Is bitcoin harming the planet?
Study Suggest Bitcoin and Carbon Are Too Close Together
According to a new study, bitcoin’s energy consumption is equivalent to that of the city of Las Vegas, Nevada and the country of Sri Lanka. On its own, bitcoin produces approximately 22 megatons of carbon emissions each year. This number doubles when all the remaining cryptocurrencies are accounted for.
This is an argument that has swelled throughout the cryptocurrency space for some time. In fact, China has even put out a list of things it’s considering banning, as these items potentially hurt the atmosphere. One of those items is bitcoin and cryptocurrency mining, though to be fair, this has been on the list for a lengthy period and no action has ever been taken.
The authors of the report say that local regulators have the potential to curb bitcoin mining emissions. The study suggests the following:
Coal is fueling bitcoin. The question is how to prevent it, and that’s up to local regulators.
The good news is that the emissions discussed in the report are considerably less than what the authors originally thought they would be. At the same time, they are still asking “key mining regions” to take the emissions seriously and take necessary steps to lower them further.

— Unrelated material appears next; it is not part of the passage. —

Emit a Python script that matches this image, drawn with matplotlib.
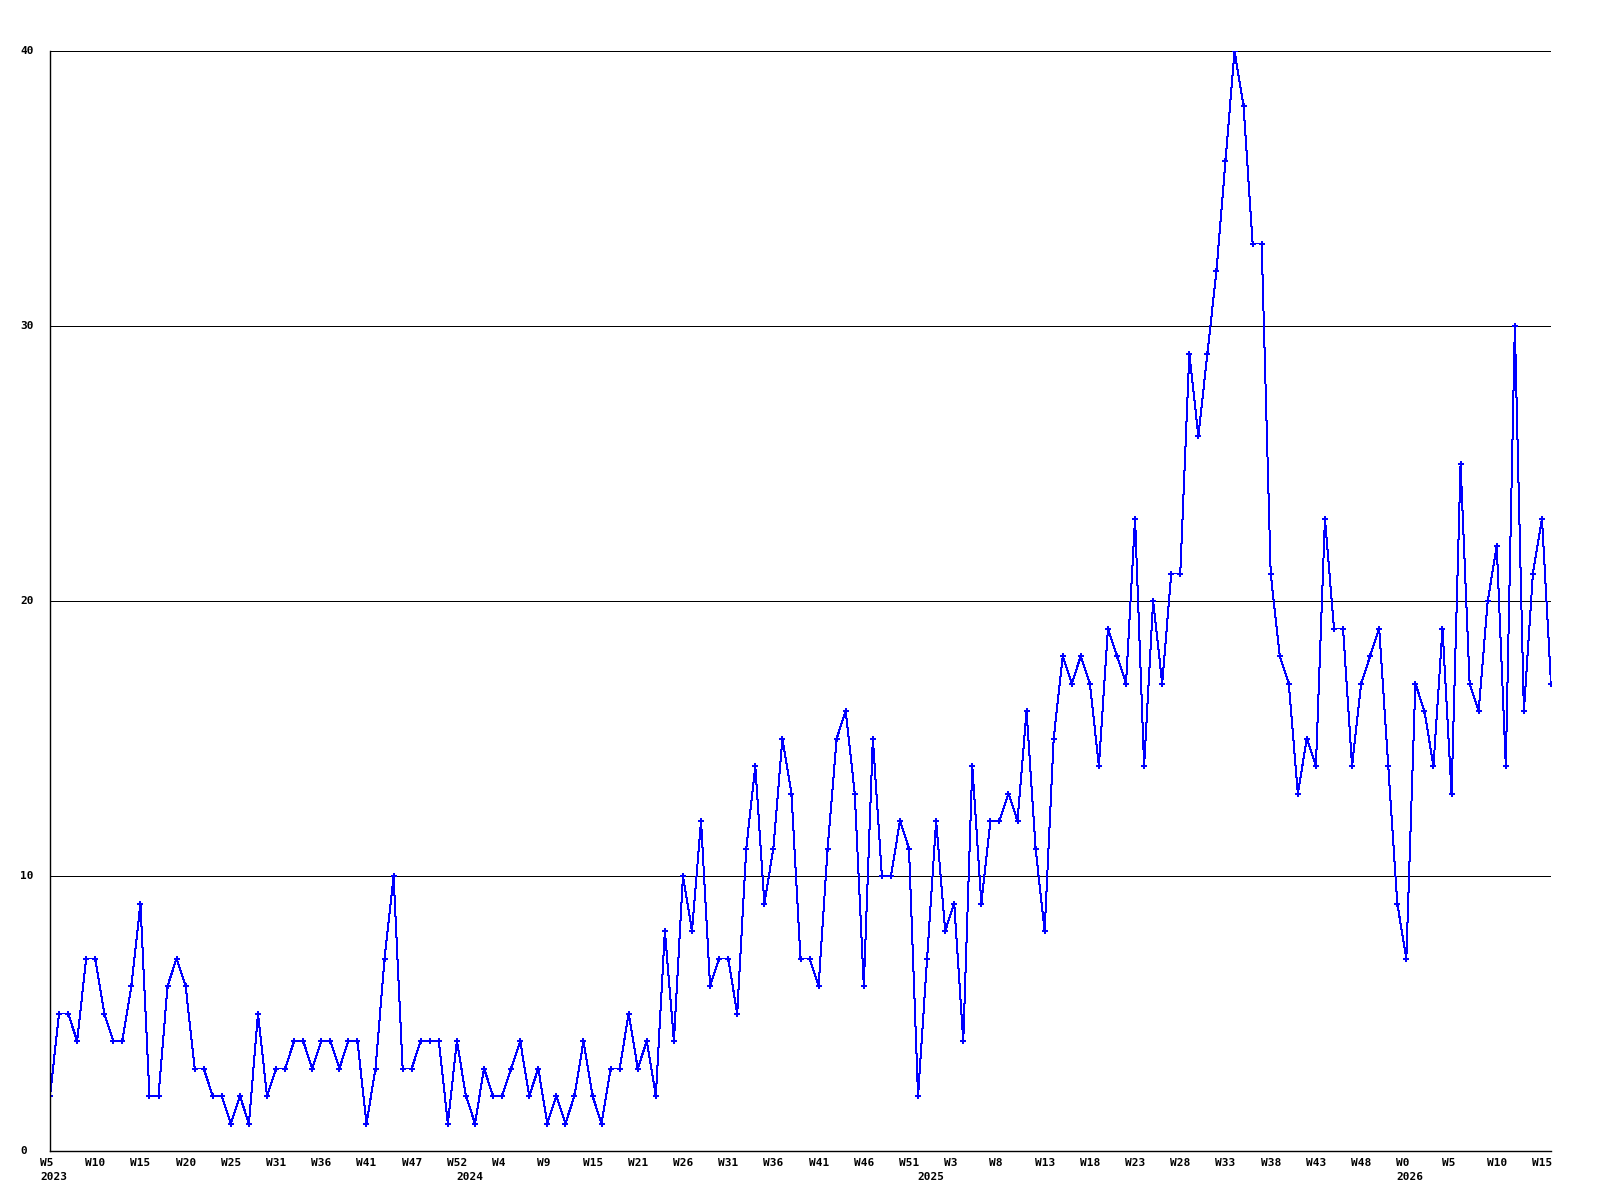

Overall, the amount of carbon emissions produced last year from the burning of fossil fuels was equal to about 37 billion tons. One of the study’s writers, Christian Stoll, is very concerned about climate change, and while he says there are bigger problems contributing to changes in weather and the Earth’s overall climate, the burning of fossil fuels is not to be taken lightly. He explains:
There are bigger factors contributing to climate change. However, the carbon footprint is big enough to make it worth discussing the possibility of regulating cryptocurrency mining in regions where power generation is especially carbon-intensive.
He and his fellow researchers claim that most of the carbon emissions are coming from regions of Asia. This isn’t a surprise. Countries like South Korea, the Philippines and China are massive bitcoin and cryptocurrency havens, which explains why most of the expelled energy would be here. At the same time, mining rigs are also prominent in Canada and certain parts of the United States thanks to lower energy bills. Thus, virtually every corner of the world appears vulnerable in some way.
Is The Data Accurate?
Not everyone is convinced by the report’s findings. Bitcoin researcher Alex de Vries wasn’t involved in the study but says that bitcoin transactions are relatively rare when compared with the transactions that occur through major credit card companies such as Visa and Mastercard. He wonders if the methods utilized to comprise the data are flawed, commenting:
The folks in this study were very conservative on the energy side.